On peut se demander quelles sont les raisons qui justifient l'ultra-violence dont a toujours fait preuve Steven, s'il a eu des problèmes dans la vie, pourquoi son personnage se défoule autant sur les méchants même quand ils sont quasiment morts, d'ou lui vient cette obstination. Reste que ces nobles intentions nous offrent des combats badass ou l'invincible et impitoyable Steven ne prend aucun coup, casse des os en pagaille, trucide ses adversaires avec différentes armes (dont une baguette chinoise qu'il semble jubiler à enfoncer lentement dans le cou d'un chinois) et les envois valser dans le décor comme les pantins qu'ils deviennent face à Steven, qui se complait dans l'humiliation et le sadisme même si l'on atteint pas le niveau d'un
Justice Sauvage, d'un
Désigné pour mourir ou d'un
Killing Point. Dommage que certaines bastons et fusillades soient montées chaotiquement (difficile de discerner ce qu'il se passe pendant la scène du parking), mais certains plans laissent bien le temps d'admirer le vrai Steven dans son art comme dans le bon vieux temps. Bien que gros et de nouveau probablement doublé (ce que le montage tente de cacher), il donne encore un peu de lui-même avec fougue (bon certes on le voit jamais courir, là ou il piquait un bon sprint dans
Le Prix du sang) et ne passe pas son temps planqué dans l'ombre.
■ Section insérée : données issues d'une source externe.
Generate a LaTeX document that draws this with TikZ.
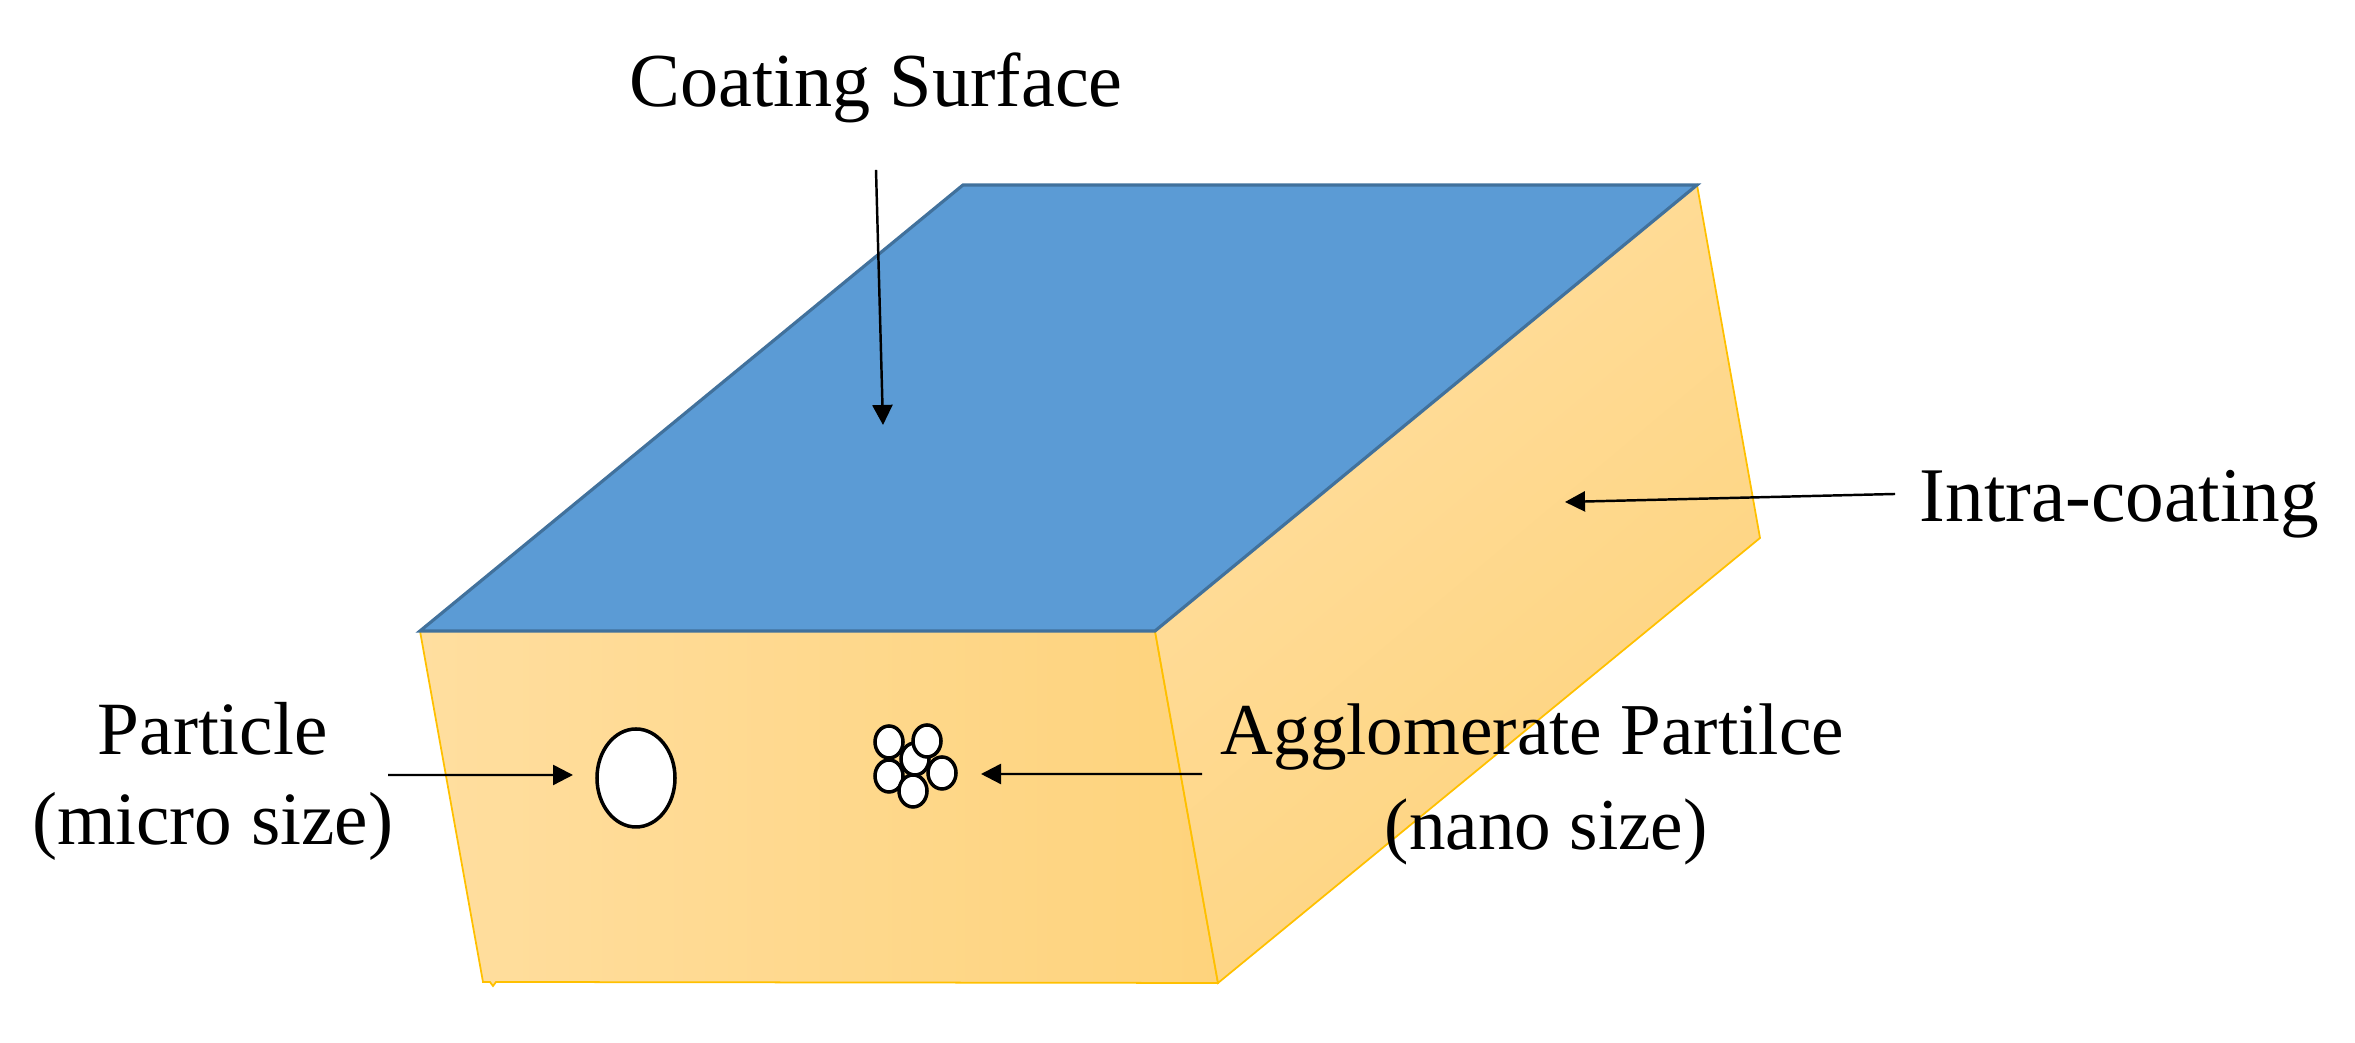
\documentclass[tikz,border=0pt]{standalone}
\usepackage{fontspec}
\setmainfont{Liberation Serif}
\usetikzlibrary{arrows.meta}
\definecolor{topblue}{HTML}{5B9BD5}
\definecolor{topedge}{HTML}{41719C}
\definecolor{sideedge}{HTML}{FFC000}
\definecolor{sidelight}{HTML}{FFDE9F}
\definecolor{sidedark}{HTML}{FED37C}
\tikzset{
	pointer/.style={line width=0.7pt, -{Triangle[length=2mm, width=2mm]}},
	labeltext/.style={font=\fontsize{21.7}{25.6}\selectfont, align=center, text=black, inner sep=0pt},
	pore/.style={draw=black, fill=white, line width=1pt}
}

\begin{document}
\begin{tikzpicture}
		\useasboundingbox (0, 0) rectangle (23.55, 10.43);
		
		%%%%% BLOCK %%%%%
		
		\path[draw=sideedge, line width=0.5pt, left color=sidelight, right color=sidedark] (4.20, 4.12) -- (11.55, 4.12) -- (12.18, 0.60) -- (4.96, 0.61) -- (4.93, 0.57) -- (4.90, 0.61) -- (4.83, 0.61) -- cycle;
		\path[draw=sideedge, line width=0.5pt, top color=sidelight, bottom color=sidedark, shading angle=40] (16.97, 8.58) -- (17.60, 5.05) -- (12.18, 0.60) -- (11.55, 4.12) -- cycle;
		\draw[fill=topblue, draw=topedge, line width=0.9pt] (9.63, 8.58) -- (16.97, 8.58) -- (11.55, 4.12) -- (4.20, 4.12) -- cycle;
		
		%%%%% PARTICLES %%%%%
		
		\draw[pore] (6.36, 2.65) ellipse (0.39 and 0.49);
		
		\draw[pore] (9.15, 2.84) ellipse (0.14 and 0.16);
		\draw[pore] (8.89, 3.01) ellipse (0.14 and 0.16);
		\draw[pore] (9.27, 3.02) ellipse (0.14 and 0.16);
		\draw[pore] (8.89, 2.67) ellipse (0.14 and 0.16);
		\draw[pore] (9.42, 2.70) ellipse (0.14 and 0.16);
		\draw[pore] (9.13, 2.52) ellipse (0.14 and 0.16);
		
		%%%%% LABELS %%%%%
		
		\node[labeltext, anchor=south, inner ysep=0.46cm] (surfacelabel) at (8.76, 8.73) {Coating Surface};
		\node[labeltext, anchor=east, font=\fontsize{21.4}{25.6}\selectfont] (particlelabel) at (3.94, 2.62) {Particle\\(micro size)};
		\node[labeltext, anchor=west, inner xsep=0.18cm, font=\fontsize{20.8}{27}\selectfont] (clusterlabel) at (12.02, 2.59) {Agglomerate Partilce\\\hspace*{0.28cm}(nano size)};
		\node[labeltext, anchor=west, inner xsep=0.24cm, font=\fontsize{22}{25.6}\selectfont] (intralabel) at (18.95, 5.39) {Intra-coating};
		
		\coordinate (surfacetip) at (8.83, 6.18);
		\coordinate (particletip) at (5.73, 2.68);
		\coordinate (clustertip) at (9.81, 2.69);
		\coordinate (intratip) at (15.65, 5.41);
		
		\draw[pointer] (surfacelabel.south) -- (surfacetip);
		\draw[pointer] ([xshift=-0.06cm, yshift=0.06cm]particlelabel.east) -- (particletip);
		\draw[pointer] ([yshift=0.10cm]clusterlabel.west) -- (clustertip);
		\draw[pointer] ([yshift=0.10cm]intralabel.west) -- (intratip);
		
		%%%%% DONE %%%%%
	\end{tikzpicture}
\end{document}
Mieux : il a beaucoup de dialogues et on le voit bel et bien jouer lors de plans fixes sur son personnages (dont un plan "yeux" Leonesque qui revient 15 fois en 5 minutes), ce qui nous vaut même quelques grands monologues à la sauce Steven. Parfois, il sourit, quand par exemple il veut chopper une nana ou quand il prend son air narquois qui veut dire « je vous emmerde » ou « je vais vous casser la gueule ». C'est un peu ça, l'expression et la communication selon Steven. Steven Seagal s'en sort donc correctement, ce qui est regrettable c'est qu'on le voit finalement assez peu malgré son implication dans l'intrigue. On attend parfois un bon quart d'heure avant qu'il réapparaisse, en général pour casser quelques bras.
A dangerous man est plutôt généreux en action. Les bastons avec Steven sont jouissives même si elles sont souvent trop courtes (Steven expédie ses ennemis aussi facilement que rapidement). Guerre des gangs oblige, le récit est riche en gunfights, surtout la dernière demi-heure, ou ça finit par flinguer non-stop jusqu'à ce que Steven choppe le grand bad guy et lui inflige des sévices dont lui-seul à le secret puis ne fasse tout exploser (l'image de Steven marchant tranquillement au ralenti alors que tout explose derrière lui, autre grand classique de son cinéma). Quelques tentatives kitsch d'émotions (avec zolie musique au piano) et un peu d'humour, mais le tandem avec le jeune russe tourne court et n'est pas du tout exploité ; Steven préfère la jouer en solo et se taper la gonzesse, ce qui est tout à son honneur.
Si l’on excepte les choix de montage craignos (notamment des ralentis laids), la réalisation est honorable, la photo soignée, et certains plans en jettent carrément. Comme dans
Le Prix du sang, la musique semble parfois décalée mais c’est ici moins volontaire. Ecrit et réalisé par Keoni Waxman, auquel on doit plusieurs séries B (dont
Sweppers avec Dolph Lundgren et un biopic sur Anna Nicole Smith) et
The Keeper encore avec Steven car tourné dans la foulée,
A dangerous man est plutôt bien foutu. Aucune cohérence dans l’intrigue, beaucoup de scènes inutiles (le défilé de nanas à moitié à poils chez les méchants, les discussions de ces derniers pendant qu'ils mattent...), le scénario n’est guère intéressant et l’on s’ennuie rapidement lorsque Steven n’est pas à l’écran, ce qui est hélas le cas pendant la moitié du temps. En revanche, quand Steven revient, c’est le panard.